In old Vedas, it is mentioned that after Upanayana, the boy enters the stage of Brahmacharya ashrama, leading a celibate and austere life of a student in his teacher's home and eating from handouts given by the neighbours. When he has accomplished his studies of the Vedas, he enters the Grahastha ashram, as a married man, becoming head of his household. During the wedding, the groom wears two janivaaras at the same time to signify his marriage.

== Language ==

The Havyakas are united by their language, known as Havigannada, which is a dialect of Kannada. There are two distinct dialects of the Havyaka language. One in Uttara Kannada and Shivamogga districts and another in Dakshina Kannada and Kasaragodu districts. The dialect differs from mainstream Kannada; non-Havyakas who understand and speak Kannada cannot usually understand Havigannada.

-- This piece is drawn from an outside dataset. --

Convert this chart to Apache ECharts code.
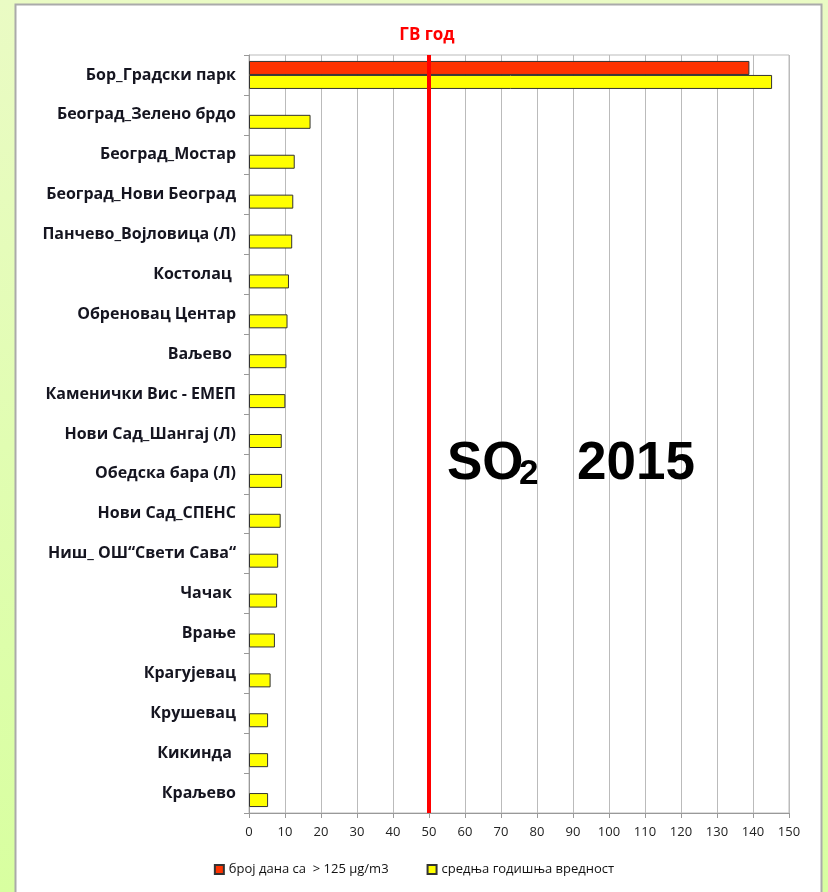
<!DOCTYPE html>
<html>
<head>
<meta charset="utf-8">
<script src="https://cdn.jsdelivr.net/npm/echarts@6/dist/echarts.min.js"></script>
<style>
html,body{margin:0;padding:0;}
#main{width:828px;height:892px;}
</style>
</head>
<body>
<div id="main"></div>
<script>
const categories = [
  'Бор_Градски парк','Београд_Зелено брдо','Београд_Мостар','Београд_Нови Београд',
  'Панчево_Војловица (Л)','Костолац ','Обреновац Центар','Ваљево ','Каменички Вис - ЕМЕП',
  'Нови Сад_Шангај (Л)','Обедска бара (Л)','Нови Сад_СПЕНС','Ниш_ ОШ“Свети Сава“',
  'Чачак ','Врање','Крагујевац','Крушевац','Кикинда ','Краљево'
];
const daysOver125 = [139,'-','-','-','-','-','-','-','-','-','-','-','-','-','-','-','-','-','-'];
const annualMean = [145.3,17.1,12.7,12.3,12.0,11.1,10.7,10.4,10.1,9.1,9.2,8.8,8.1,7.8,7.2,6.0,5.3,5.3,5.3];
const limitValue = [50];
const xTicks = {min:0, max:150, interval:10};
const seriesNames = ['број дана са  > 125 μg/m3','средња годишња вредност'];

const chart = echarts.init(document.getElementById('main'));
const labelFont = '"Open Sans", Lato, "Liberation Sans", sans-serif';
const bigFont = '"Liberation Sans", Arial, sans-serif';
chart.setOption({
  animation:false,
  backgroundColor:{type:'linear',x:0,y:0,x2:0,y2:1,colorStops:[{offset:0,color:'#EAFBC4'},{offset:1,color:'#D8FFA0'}]},
  graphic:[
    {type:'rect',z:-10,shape:{x:15.5,y:4.5,width:806,height:900},style:{fill:'#ffffff',stroke:'#AAAAAA',lineWidth:2}},
    {type:'text',z:10,x:447,y:438,style:{text:'SO',font:'bold 53px '+bigFont,fill:'#000'}},
    {type:'text',z:10,x:519,y:457,style:{text:'2',font:'bold 35px '+bigFont,fill:'#000'}},
    {type:'text',z:10,x:577,y:438,style:{text:'2015',font:'bold 53px '+bigFont,fill:'#000'}}
  ],
  title:{text:'ГВ год',left:422,top:22,textAlign:'center',
    textStyle:{color:'#FF0000',fontSize:17,fontWeight:'bold',fontFamily:labelFont}},
  legend:{
    bottom:11,left:'center',itemWidth:9,itemHeight:9,itemGap:38,icon:'rect',
    textStyle:{fontSize:13,color:'#111',fontFamily:labelFont},
    data:seriesNames
  },
  grid:{left:249,right:39,top:55,bottom:79,show:true,borderColor:'#BBBBBB',borderWidth:1,containLabel:false},
  xAxis:{
    type:'value',min:xTicks.min,max:xTicks.max,interval:xTicks.interval,
    axisLine:{show:true,lineStyle:{color:'#999',width:1}},
    axisTick:{show:true,length:5,lineStyle:{color:'#999'}},
    axisLabel:{margin:13,fontSize:13,color:'#222',fontFamily:labelFont},
    splitLine:{show:true,lineStyle:{color:'#BBBBBB',width:1}}
  },
  yAxis:{
    type:'category',inverse:true,data:categories,
    axisLine:{show:true,lineStyle:{color:'#999',width:1}},
    axisTick:{show:true,length:5,lineStyle:{color:'#999'}},
    axisLabel:{margin:13,fontSize:16,fontWeight:'bold',color:'#151520',fontFamily:labelFont,padding:[6,0,0,0]},
    splitLine:{show:false}
  },
  series:[
    {name:seriesNames[0],type:'bar',data:daysOver125,barWidth:14,barGap:'0%',
      itemStyle:{color:'#FF3300',borderColor:'#333',borderWidth:1}},
    {name:seriesNames[1],type:'bar',data:annualMean,barWidth:14,barGap:'0%',
      itemStyle:{color:'#FFFF00',borderColor:'#333',borderWidth:1},
      markLine:{silent:true,symbol:'none',label:{show:false},
        lineStyle:{color:'#FF0000',width:4,type:'solid'},
        data:limitValue.map(v=>({xAxis:v}))}}
  ]
});
</script>
</body>
</html>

Most Havyakas also understand mainstream Kannada (particularly, the Havyakas living in Bangalore, who speak Bangalore Kannada outdoors and Havigannada at home); the Havyakas who are native to Dakshina Kannada also understand Tulu and those from Kasaragod speak Havigannada at home and Malayalam outdoors. Havyakas who are settled in Goa and Karwar understand and speak Konkani. Apart from this, many of them, especially those living in metropolitan cities, can speak Hindi and English.

== Havyaka cuisine ==

The Havyakas follow a lacto-vegetarian diet. Compared to the cuisines of other communities of South India, Havyaka cuisine is milder and less spicy. Rice, curds, buttermilk and vegetables are the staples used in Havyaka cuisine. Coconut is used in a lot of dishes. Some popular Havyaka dishes include:
- Thambuli: A dish of chopped vegetables with curd or buttermilk and a seasoning of spices fried in oil.
- Sasime: A dish prepared with the ground paste of any vegetable along with curd and a seasoning of spices fried in oil.
- Appe huli: A sour and tangy watery soup made from unripe mangoes and chilly.
- Patrode: A dish made of colocasia leaves.
- Melara: Mild coconut-yogurt curry which can be made using various vegetables.
Curries are prepared from unripe jackfruits, the ripe jackfruit is used to cook items such as dosas and halvas.